Euclidean and Hyperbolic Asymmetric Topological Quantum Codes

TL;DR

This paper introduces new classes of asymmetric topological quantum codes on Euclidean and hyperbolic surfaces, analyzing their parameters and asymptotic behavior, and highlighting their potential for tailored error protection.

Contribution

It establishes the existence of hyperbolic asymmetric codes and constructs families of Euclidean and hyperbolic topological quantum codes with distinct error correction properties.

Findings

Asymptotic analysis of code distances and rates

Construction of codes from specific tessellations

Identification of inherent error-protection asymmetry

Abstract

In the last three decades, several constructions of quantum error-correcting codes were presented in the literature. Among these codes, there are the asymmetric ones, i.e., quantum codes whose $Z$-distance $d_z$ is different from its $X$-distance $d_x$. The topological quantum codes form an important class of quantum codes, where the toric code, introduced by Kitaev, was the first family of this type. After Kitaev's toric code, several authors focused attention on investigating its structure and the constructions of new families of topological quantum codes over Euclidean and hyperbolic surfaces.

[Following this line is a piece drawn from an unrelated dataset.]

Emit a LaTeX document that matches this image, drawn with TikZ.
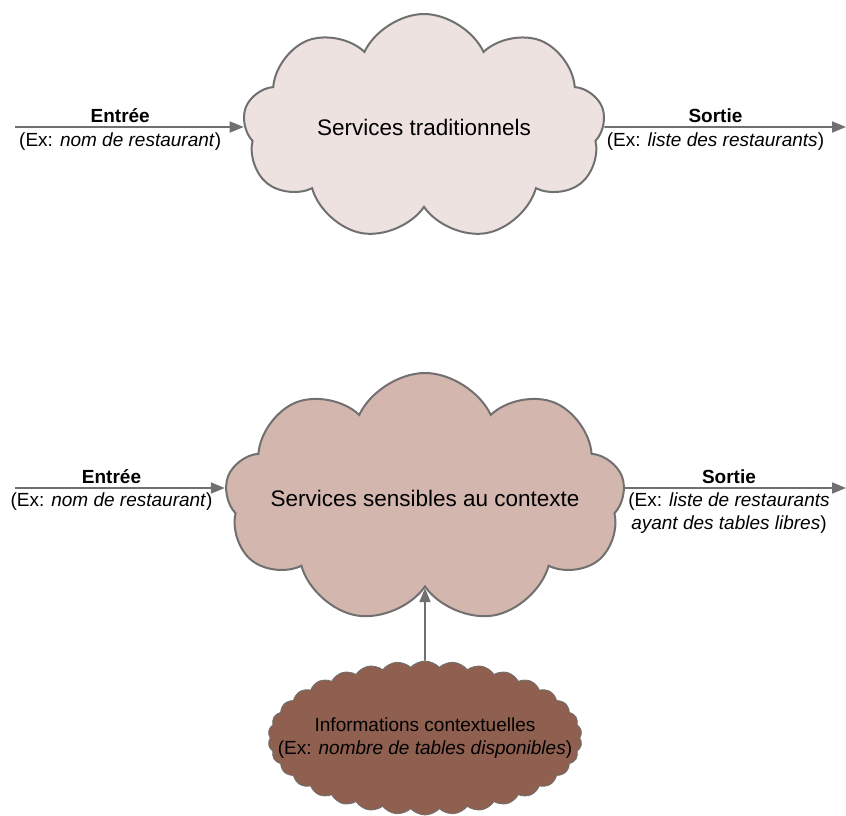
\documentclass[tikz,border=0pt]{standalone}
\usepackage{fontspec}
\setmainfont{Liberation Sans}
\usetikzlibrary{arrows.meta,positioning,shapes.symbols}
\definecolor{cloudlight}{HTML}{EDE2DF}
\definecolor{cloudmid}{HTML}{D3B6AD}
\definecolor{clouddark}{HTML}{8F5F4F}
\definecolor{linegray}{HTML}{707070}
\begin{document}
\begin{tikzpicture}[x=1pt,y=1pt]
	\tikzstyle{service} = [cloud, cloud ignores aspect, draw=linegray, line width=2pt, cloud puffs=9, cloud puff arc=130, inner sep=0pt, font=\fontsize{22.5}{27}\selectfont];
	\tikzstyle{flow} = [draw=linegray, line width=1.8pt, -{Triangle[length=14pt,width=11pt]}];
	\tikzstyle{flowtext} = [font=\fontsize{19}{23}\selectfont, inner sep=3pt];
	\useasboundingbox (0,0) rectangle (846,-816);
	\node at (424,-127) (trad) [service, fill=cloudlight, minimum width=362pt, minimum height=226pt] {Services traditionnels};
	\node at (425,-498) (ctx) [service, fill=cloudmid, minimum width=400pt, minimum height=250pt] {};
	\node (ctx_txt) at (ctx.center) [font=\fontsize{22.5}{27}\selectfont] {Services sensibles au contexte};
	\node at (425,-738) (info) [cloud, cloud ignores aspect, draw=linegray, line width=0.8pt, fill=clouddark, cloud puffs=34, cloud puff arc=95, inner sep=0pt, minimum width=314pt, minimum height=154pt] {};
	\node (info_txt) at (info.center) [flowtext, align=center] {Informations contextuelles\\(Ex: \textit{nombre de tables disponibles})};
	\coordinate (in1) at (15,-127);
	\coordinate (out1) at (846,-127);
	\coordinate (in2) at (15,-488);
	\coordinate (out2) at (846,-488);
	\draw [flow] (in1) -- node (in1_top) [flowtext, above, pos=0.46] {\textbf{Entrée}} node (in1_bot) [flowtext, below, pos=0.46, inner sep=5pt] {(Ex: \textit{nom de restaurant})} (trad.180);
	\draw [flow] (trad.0) -- node (out1_top) [flowtext, above, pos=0.46] {\textbf{Sortie}} node (out1_bot) [flowtext, below, pos=0.46, inner sep=5pt] {(Ex: \textit{liste des restaurants})} (out1);
	\draw [flow] (in2) -- node (in2_top) [flowtext, above, pos=0.46] {\textbf{Entrée}} node (in2_bot) [flowtext, below, pos=0.46, inner sep=4pt] {(Ex: \textit{nom de restaurant})} (in2 -| ctx.178);
	\draw [flow] (out2 -| ctx.2) -- node (out2_top) [flowtext, above, pos=0.47] {\textbf{Sortie}} node (out2_bot) [flowtext, below, pos=0.47, inner sep=4pt, align=center] {(Ex: \textit{liste de restaurants}\\\textit{ayant des tables libres})} (out2);
	\draw [flow] (info.north) -- (ctx.south);
\end{tikzpicture}
\end{document}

As a consequence of establishing the existence and the construction of asymmetric topological quantum codes in Theorem \ref{main}, the main result of this paper, we introduce the class of hyperbolic asymmetric codes. Hence, families of Euclidean and hyperbolic asymmetric topological quantum codes are presented. An analysis regarding the asymptotic behavior of their distances $d_x$ and $d_z$ and encoding rates $k/n$ versus the compact orientable surface's genus is provided due to the significant difference between the asymmetric distances $d_x$ and $d_z$ when compared with the corresponding parameters of topological codes generated by other tessellations. This inherent unequal error-protection is associated with the nontrivial homological cycle of the $\{p,q\}$ tessellation and its dual, which may be appropriately explored depending on the application, where $p\neq q$ and $(p-2)(q-2)\ge 4$. Three families of codes derived from the $\{7,3\}$, $\{5,4\}$, and $\{10,5\}$ tessellations are highlighted.